# What is that??



## johnny_gitara (Jul 9, 2010)

hello everybody. probablly this was disscused hundreds of times but i was just wondering can anyone say what is growing on my live rock. it is like slime, white transparent coat on one side of one piece of live rock. pic is included. thank you in advance


----------



## GetITCdot (Aug 4, 2009)

sponge?


----------



## vshortt (Jul 19, 2010)

Looks like the beginnings of a slime algae of some sort. I think a scrub in some SW is in order.


----------



## johnny_gitara (Jul 9, 2010)

well this is now what been turning into. still don't know what is it, but it's not doing any harm


----------



## trouble93 (Nov 8, 2008)

It's a type of sponge most of the time it will grow on the under side of rocks that don't get much light.
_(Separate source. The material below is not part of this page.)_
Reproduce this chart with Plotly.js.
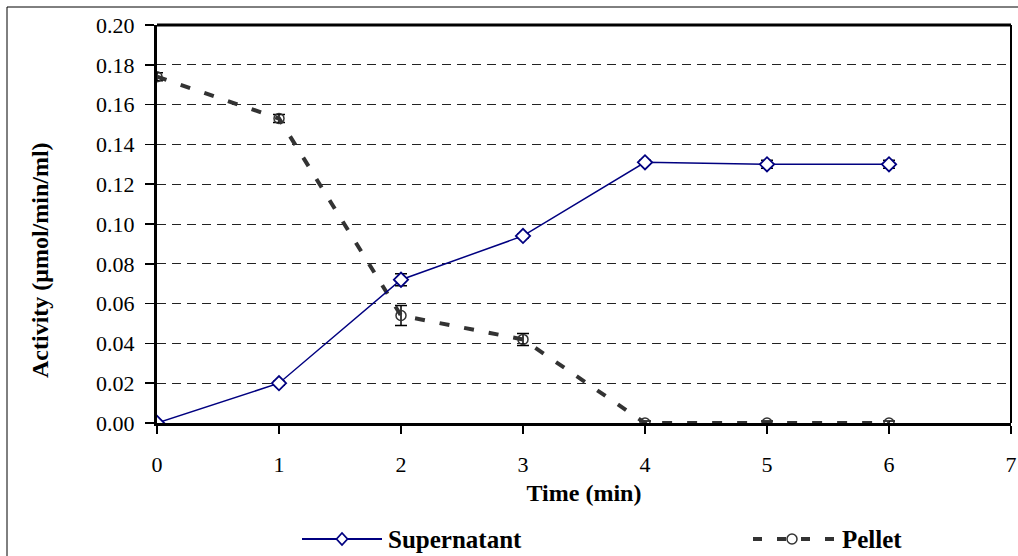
<!DOCTYPE html>
<html><head><meta charset="utf-8">
<script src="https://cdn.plot.ly/plotly-3.0.1.min.js"></script>
<style>html,body{margin:0;padding:0;background:#fff}#chart{width:1018px;height:556px}</style>
</head><body><div id="chart"></div>
<script>
const time = [0, 1, 2, 3, 4, 5, 6];
const supernatant = [0.000, 0.020, 0.072, 0.094, 0.131, 0.130, 0.130];
const supernatantErr = [0.000, 0.001, 0.003, 0.001, 0.001, 0.002, 0.002];
const pellet = [0.174, 0.153, 0.054, 0.042, 0.000, 0.000, 0.000];
const pelletErr = [0.002, 0.002, 0.005, 0.003, 0.001, 0.001, 0.001];
const yTicks = [0, 0.02, 0.04, 0.06, 0.08, 0.10, 0.12, 0.14, 0.16, 0.18, 0.20];
const xTicks = [0, 1, 2, 3, 4, 5, 6, 7];
const seriesNames = ['Supernatant', 'Pellet'];

const font = 'Liberation Serif, Times New Roman, serif';
const navy = '#000080', grey = '#333333';

const traces = [
  {
    x: time, y: pellet, name: seriesNames[1], mode: 'lines+markers', showlegend: false,
    line: {color: grey, width: 4, dash: '10px,15px'},
    marker: {symbol: 'circle-open', size: 10, color: grey, line: {width: 1.5}},
    error_y: {type: 'data', array: pelletErr, visible: true, color: '#000', thickness: 1.5, width: 6}
  },
  {
    x: time, y: supernatant, name: seriesNames[0], mode: 'lines+markers', showlegend: false,
    line: {color: navy, width: 1.5},
    marker: {symbol: 'diamond', size: 11, color: '#ffffff', line: {color: navy, width: 1.8}},
    error_y: {type: 'data', array: supernatantErr, visible: true, color: '#000', thickness: 1.5, width: 6}
  }
];

// paper-coordinate helpers (plot area: left 157, right 1011, top 25, bottom 423)
const L = 157, R = 1011, T = 25, B = 423;
const px = v => (v - L) / (R - L);
const py = v => (B - v) / (B - T);
const legY = py(539);

const layout = {
  width: 1018, height: 556,
  margin: {l: L, r: 1018 - R, t: T, b: 556 - B, autoexpand: false},
  paper_bgcolor: '#fff', plot_bgcolor: '#fff',
  font: {family: font, size: 22, color: '#000'},
  showlegend: false,
  xaxis: {
    range: [0, 7], tickvals: xTicks, ticktext: xTicks.map(String),
    showgrid: false, zeroline: false,
    showline: true, linecolor: '#000', linewidth: 3,
    ticks: 'outside', ticklen: 8, tickwidth: 1.5, tickcolor: '#000',
    ticklabelstandoff: 12, ticklabeloverflow: 'allow',
    tickfont: {family: font, size: 22},
    title: {text: 'Time (min)', font: {family: font, size: 24, weight: 'bold'}, standoff: 8}
  },
  yaxis: {
    range: [0, 0.2], tickvals: yTicks, ticktext: yTicks.map(v => v.toFixed(2)),
    showgrid: true, gridcolor: '#222', gridwidth: 1, griddash: '9px,6px',
    zeroline: false,
    showline: true, linecolor: '#000', linewidth: 3,
    ticks: 'outside', ticklen: 9, tickwidth: 1.5, tickcolor: '#000',
    ticklabelstandoff: 6,
    tickfont: {family: font, size: 22}
  },
  annotations: [
    {xref: 'paper', yref: 'paper', x: px(40), y: py(260), text: 'Activity (μmol/min/ml)', textangle: -90,
     showarrow: false, xanchor: 'center', yanchor: 'middle', font: {family: font, size: 24, weight: 'bold'}},
    {xref: 'paper', yref: 'paper', x: px(386), y: legY, text: seriesNames[0], showarrow: false,
     xanchor: 'left', yanchor: 'middle', font: {family: font, size: 25, weight: 'bold'}},
    {xref: 'paper', yref: 'paper', x: px(840), y: legY, text: seriesNames[1], showarrow: false,
     xanchor: 'left', yanchor: 'middle', font: {family: font, size: 25, weight: 'bold'}}
  ],
  shapes: [
    {type: 'line', xref: 'paper', yref: 'paper', x0: 0, x1: 1, y0: 1, y1: 1, line: {color: '#000', width: 3}},
    {type: 'line', xref: 'paper', yref: 'paper', x0: 1, x1: 1, y0: 0, y1: 1, line: {color: '#000', width: 2}},
    {type: 'rect', xref: 'paper', yref: 'paper', x0: px(7), x1: 1.2, y0: -0.5, y1: py(7), line: {color: '#000', width: 1}, layer: 'below'},
    // legend: Supernatant
    {type: 'line', xref: 'paper', yref: 'paper', x0: px(302), x1: px(382), y0: legY, y1: legY, line: {color: navy, width: 1.8}},
    {type: 'path', xref: 'paper', yref: 'paper', xsizemode: 'pixel', ysizemode: 'pixel', xanchor: px(342), yanchor: legY,
     path: 'M -5.5,0 L 0,6 L 5.5,0 L 0,-6 Z', fillcolor: '#fff', line: {color: navy, width: 1.8}},
    // legend: Pellet
    {type: 'line', xref: 'paper', yref: 'paper', x0: px(753), x1: px(840), y0: legY, y1: legY, line: {color: grey, width: 4, dash: '9px,15px'}},
    {type: 'circle', xref: 'paper', yref: 'paper', xsizemode: 'pixel', ysizemode: 'pixel', xanchor: px(792), yanchor: legY,
     x0: -5, x1: 5, y0: -5, y1: 5, fillcolor: '#fff', line: {color: grey, width: 1.5}}
  ]
};

Plotly.newPlot('chart', traces, layout, {displayModeBar: false, staticPlot: true});
</script></body></html>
It is safe.


----------



## johnny_gitara (Jul 9, 2010)

thanks man!


----------



## GetITCdot (Aug 4, 2009)

trouble93 said:


> It's a type of sponge most of the time it will grow on the under side of rocks that don't get much light. It is safe.


I WIN!!!!!!!!!!!


----------



## trouble93 (Nov 8, 2008)

GetITCdot said:


> I WIN!!!!!!!!!!!


 Nope this ones mine I got it by a nose. Your answer and I quote was "sponge" with a question mark, but I'll split it with you.


----------



## johnny_gitara (Jul 9, 2010)

LOL thanks guys for your time!i just added another clown fish, smaller than the one i already have. they are chasing around like crazy. hope small guy will survive


----------



## trouble93 (Nov 8, 2008)

johnny_gitara said:


> LOL thanks guys for your time!i just added another clown fish, smaller than the one i already have. they are chasing around like crazy. hope small guy will survive


 What type of clowns? And how big is the tank?


----------



## johnny_gitara (Jul 9, 2010)

both are amphirion percula. it's 20 gal tank. it is pobably small but anyway i'm getting bigger tank in the next couple of months, and im not adding other fish before that. Chasing and harasment stopped. now they are swimming together and were sleeping together


----------



## GetITCdot (Aug 4, 2009)

trouble93 said:


> What type of clowns? And how big is the tank?


http://www.aquariumforum.com/f67/adding-another-clown-fish-7041.html#post48642


----------